Problem requirements: Below is a listing to write out in full, exactly as given, without its pictures.
——
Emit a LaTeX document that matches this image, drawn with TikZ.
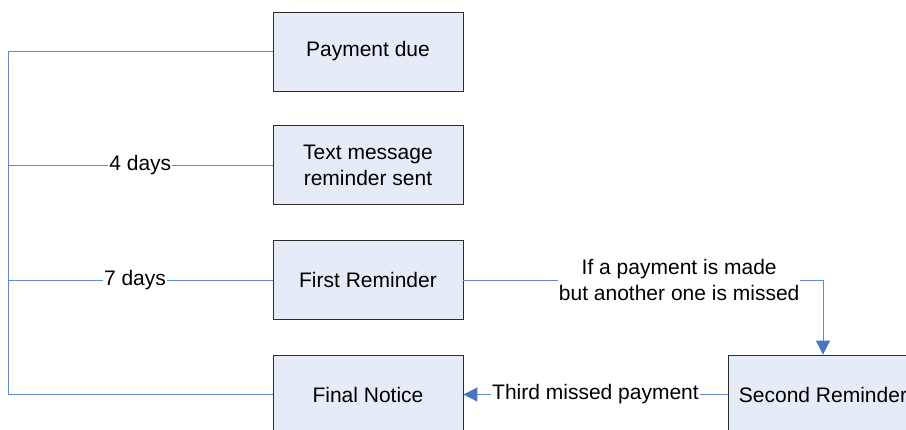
\documentclass[tikz,border=0pt]{standalone}
\usepackage{fontspec}
\setmainfont{Liberation Sans}
\usetikzlibrary{arrows.meta}
\definecolor{boxfill}{RGB}{230,236,247}
\definecolor{boxline}{RGB}{45,45,45}
\definecolor{conn}{RGB}{96,136,204}
\definecolor{tipc}{RGB}{72,116,196}
\begin{document}
\begin{tikzpicture}[x=1pt,y=-1pt,
  every node/.style={font=\fontsize{21}{26}\selectfont},
  stepbox/.style={draw=boxline, line width=0.9pt, fill=boxfill, minimum width=190pt, minimum height=79pt, inner sep=0pt, align=center},
  conline/.style={draw=conn, line width=1pt},
  arr/.style={conline, -{Triangle[width=14pt,length=14pt,fill=tipc,color=tipc]}},
  lbl/.style={fill=white, inner sep=1pt, align=center}]
\useasboundingbox (0,0) rectangle (906,429);
\node[stepbox] (pay) at (368,51.5) {Payment due};
\node[stepbox] (txt) at (368,165) {Text message\\reminder sent};
\node[stepbox] (first) at (368,280) {First Reminder};
\node[stepbox] (final) at (368,394.5) {Final Notice};
\node[stepbox] (second) at (823,394.5) {Second Reminder};
\coordinate (b1) at (8,51.5);
\coordinate (b2) at (8,165);
\coordinate (b3) at (8,280);
\coordinate (b4) at (8,394.5);
\coordinate (corner) at (823,280);
\draw[conline] (pay.west) -- (b1) -- (b4) -- (final.west);
\draw[conline] (b2) -- node[lbl]{4 days} (txt.west);
\draw[conline] (b3) -- node[lbl, pos=0.48]{7 days} (first.west);
\draw[arr] (first.east) -- node[lbl, pos=0.6]{If a payment is made\\but another one is missed} (corner) -- (second.north);
\draw[arr] (second.west) -- node[lbl]{Third missed payment} (final.east);
\end{tikzpicture}
\end{document}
——
Result for this task:
Emit a LaTeX document that matches this image, drawn with TikZ.
\documentclass[tikz,border=0pt]{standalone}
\usepackage{fontspec}
\setmainfont{Liberation Sans}
\usetikzlibrary{arrows.meta}
\definecolor{boxfill}{RGB}{230,236,247}
\definecolor{boxline}{RGB}{45,45,45}
\definecolor{conn}{RGB}{96,136,204}
\definecolor{tipc}{RGB}{72,116,196}
\begin{document}
\begin{tikzpicture}[x=1pt,y=-1pt,
  every node/.style={font=\fontsize{21}{26}\selectfont},
  stepbox/.style={draw=boxline, line width=0.9pt, fill=boxfill, minimum width=190pt, minimum height=79pt, inner sep=0pt, align=center},
  conline/.style={draw=conn, line width=1pt},
  arr/.style={conline, -{Triangle[width=14pt,length=14pt,fill=tipc,color=tipc]}},
  lbl/.style={fill=white, inner sep=1pt, align=center}]
\useasboundingbox (0,0) rectangle (906,429);
\node[stepbox] (pay) at (368,51.5) {Payment due};
\node[stepbox] (txt) at (368,165) {Text message\\reminder sent};
\node[stepbox] (first) at (368,280) {First Reminder};
\node[stepbox] (final) at (368,394.5) {Final Notice};
\node[stepbox] (second) at (823,394.5) {Second Reminder};
\coordinate (b1) at (8,51.5);
\coordinate (b2) at (8,165);
\coordinate (b3) at (8,280);
\coordinate (b4) at (8,394.5);
\coordinate (corner) at (823,280);
\draw[conline] (pay.west) -- (b1) -- (b4) -- (final.west);
\draw[conline] (b2) -- node[lbl]{4 days} (txt.west);
\draw[conline] (b3) -- node[lbl, pos=0.48]{7 days} (first.west);
\draw[arr] (first.east) -- node[lbl, pos=0.6]{If a payment is made\\but another one is missed} (corner) -- (second.north);
\draw[arr] (second.west) -- node[lbl]{Third missed payment} (final.east);
\end{tikzpicture}
\end{document}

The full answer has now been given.